>>
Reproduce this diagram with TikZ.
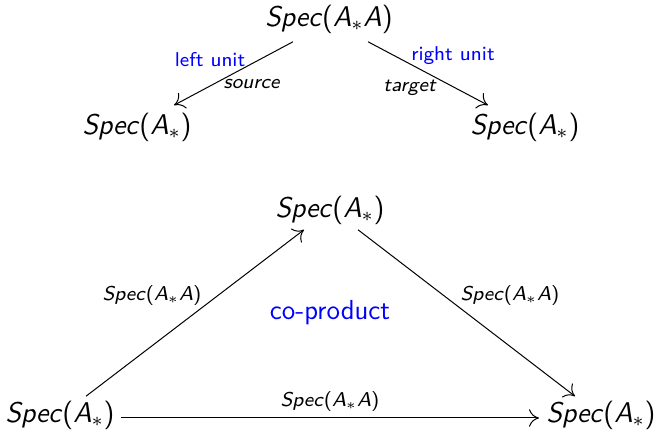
\documentclass[tikz,border=0pt]{standalone}
\renewcommand{\familydefault}{\sfdefault}
\usetikzlibrary{arrows.meta}
\newcommand{\myA}{\textit{A}}
\newcommand{\spec}[1]{\textit{Spec}(#1)}
\definecolor{myblue}{RGB}{0,0,255}
\begin{document}
\begin{tikzpicture}[x=0.4pt,y=-0.4pt,
  big/.style={inner sep=0pt,font=\fontsize{11.4}{13}\selectfont},
  small/.style={inner sep=0pt,font=\fontsize{8}{10}\selectfont},
  bluelab/.style={inner sep=0pt,text=myblue,font=\fontsize{8}{10}\selectfont},
  arr/.style={-{Computer Modern Rightarrow[length=4pt,width=7pt]},line width=0.4pt}]
\useasboundingbox (0,0) rectangle (656,431);
% top diagram
\node[big] (top) at (329,19) {\spec{\myA$_*$\myA}};
\node[big] (L) at (137,127) {\spec{\myA$_*$}};
\node[big] (R) at (525,127) {\spec{\myA$_*$}};
\node[bluelab] (lu) at (210,60) {left unit};
\node[small] (so) at (252,84) {\textit{source}};
\node[bluelab] (ru) at (453,56) {right unit};
\node[small] (ta) at (410,88) {\textit{target}};
\draw[arr] ([shift={(-36,8)}]top.south) -- ([shift={(37,-7)}]L.north);
\draw[arr] ([shift={(39,8)}]top.south) -- ([shift={(-37,-7)}]R.north);
% bottom diagram
\node[big] (M) at (330,210) {\spec{\myA$_*$}};
\node[big] (BL) at (60,415) {\spec{\myA$_*$}};
\node[big] (BR) at (601,415) {\spec{\myA$_*$}};
\node[inner sep=0pt,text=myblue,font=\fontsize{11}{13}\selectfont] (cp) at (330,313) {co-product};
\node[small] (l1) at (152,296) {\spec{\myA$_*$\myA}};
\node[small] (l2) at (510,296) {\spec{\myA$_*$\myA}};
\node[small] (l3) at (330,402) {\spec{\myA$_*$\myA}};
\draw[arr] ([shift={(26,-4)}]BL.north) -- ([shift={(-26,5)}]M.south);
\draw[arr] ([shift={(28,5)}]M.south) -- ([shift={(-26,-4)}]BR.north);
\draw[arr] ([shift={(6,3)}]BL.east) -- ([shift={(-7,3)}]BR.west);
\end{tikzpicture}
\end{document}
<<
> Given request:
Write out the material above again, word for word, minus its pictures.

> Worked solution:
Reproduce this diagram with TikZ.
\documentclass[tikz,border=0pt]{standalone}
\renewcommand{\familydefault}{\sfdefault}
\usetikzlibrary{arrows.meta}
\newcommand{\myA}{\textit{A}}
\newcommand{\spec}[1]{\textit{Spec}(#1)}
\definecolor{myblue}{RGB}{0,0,255}
\begin{document}
\begin{tikzpicture}[x=0.4pt,y=-0.4pt,
  big/.style={inner sep=0pt,font=\fontsize{11.4}{13}\selectfont},
  small/.style={inner sep=0pt,font=\fontsize{8}{10}\selectfont},
  bluelab/.style={inner sep=0pt,text=myblue,font=\fontsize{8}{10}\selectfont},
  arr/.style={-{Computer Modern Rightarrow[length=4pt,width=7pt]},line width=0.4pt}]
\useasboundingbox (0,0) rectangle (656,431);
% top diagram
\node[big] (top) at (329,19) {\spec{\myA$_*$\myA}};
\node[big] (L) at (137,127) {\spec{\myA$_*$}};
\node[big] (R) at (525,127) {\spec{\myA$_*$}};
\node[bluelab] (lu) at (210,60) {left unit};
\node[small] (so) at (252,84) {\textit{source}};
\node[bluelab] (ru) at (453,56) {right unit};
\node[small] (ta) at (410,88) {\textit{target}};
\draw[arr] ([shift={(-36,8)}]top.south) -- ([shift={(37,-7)}]L.north);
\draw[arr] ([shift={(39,8)}]top.south) -- ([shift={(-37,-7)}]R.north);
% bottom diagram
\node[big] (M) at (330,210) {\spec{\myA$_*$}};
\node[big] (BL) at (60,415) {\spec{\myA$_*$}};
\node[big] (BR) at (601,415) {\spec{\myA$_*$}};
\node[inner sep=0pt,text=myblue,font=\fontsize{11}{13}\selectfont] (cp) at (330,313) {co-product};
\node[small] (l1) at (152,296) {\spec{\myA$_*$\myA}};
\node[small] (l2) at (510,296) {\spec{\myA$_*$\myA}};
\node[small] (l3) at (330,402) {\spec{\myA$_*$\myA}};
\draw[arr] ([shift={(26,-4)}]BL.north) -- ([shift={(-26,5)}]M.south);
\draw[arr] ([shift={(28,5)}]M.south) -- ([shift={(-26,-4)}]BR.north);
\draw[arr] ([shift={(6,3)}]BL.east) -- ([shift={(-7,3)}]BR.west);
\end{tikzpicture}
\end{document}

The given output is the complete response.